| DIRECTIONS |
The required output is a single number: how many lines of the material contain the string "this".

| STORED RECORDS |
----
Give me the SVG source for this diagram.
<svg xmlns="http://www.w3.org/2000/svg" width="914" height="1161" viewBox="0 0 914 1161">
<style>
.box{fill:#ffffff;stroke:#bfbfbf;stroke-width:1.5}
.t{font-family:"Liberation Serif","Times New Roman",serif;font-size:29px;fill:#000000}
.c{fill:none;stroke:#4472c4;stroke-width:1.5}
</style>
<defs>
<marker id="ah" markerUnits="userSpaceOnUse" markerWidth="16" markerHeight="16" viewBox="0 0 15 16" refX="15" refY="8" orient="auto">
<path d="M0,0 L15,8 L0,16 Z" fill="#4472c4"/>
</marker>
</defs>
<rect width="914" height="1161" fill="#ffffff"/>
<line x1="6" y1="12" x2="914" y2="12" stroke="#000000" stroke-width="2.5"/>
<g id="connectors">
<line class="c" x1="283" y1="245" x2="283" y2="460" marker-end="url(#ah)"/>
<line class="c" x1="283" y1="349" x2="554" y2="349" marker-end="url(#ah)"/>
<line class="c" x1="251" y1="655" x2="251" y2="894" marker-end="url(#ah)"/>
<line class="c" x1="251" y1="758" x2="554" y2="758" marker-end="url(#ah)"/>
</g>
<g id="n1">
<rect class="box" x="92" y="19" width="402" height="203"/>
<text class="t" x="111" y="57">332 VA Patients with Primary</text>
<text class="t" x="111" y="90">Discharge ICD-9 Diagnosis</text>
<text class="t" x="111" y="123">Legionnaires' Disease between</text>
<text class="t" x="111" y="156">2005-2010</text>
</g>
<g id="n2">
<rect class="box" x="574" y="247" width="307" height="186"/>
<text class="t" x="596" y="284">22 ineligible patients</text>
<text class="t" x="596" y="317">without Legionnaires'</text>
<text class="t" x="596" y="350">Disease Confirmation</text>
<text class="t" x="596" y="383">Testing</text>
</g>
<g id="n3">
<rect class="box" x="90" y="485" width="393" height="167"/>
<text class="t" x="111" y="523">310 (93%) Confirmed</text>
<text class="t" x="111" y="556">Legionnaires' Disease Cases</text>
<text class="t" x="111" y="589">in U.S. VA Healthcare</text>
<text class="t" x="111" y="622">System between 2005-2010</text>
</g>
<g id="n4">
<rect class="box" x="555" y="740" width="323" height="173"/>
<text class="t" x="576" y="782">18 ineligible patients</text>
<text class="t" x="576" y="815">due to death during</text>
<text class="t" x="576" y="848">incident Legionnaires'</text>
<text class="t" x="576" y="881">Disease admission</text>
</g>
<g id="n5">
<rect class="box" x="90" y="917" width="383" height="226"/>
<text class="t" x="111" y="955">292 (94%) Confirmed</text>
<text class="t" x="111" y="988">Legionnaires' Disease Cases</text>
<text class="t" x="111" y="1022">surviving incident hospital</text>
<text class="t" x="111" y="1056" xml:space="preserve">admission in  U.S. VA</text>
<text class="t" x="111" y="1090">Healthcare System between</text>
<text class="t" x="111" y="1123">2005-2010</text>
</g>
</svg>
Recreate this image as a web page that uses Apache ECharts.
----
| COMPLETE OUTPUT |
2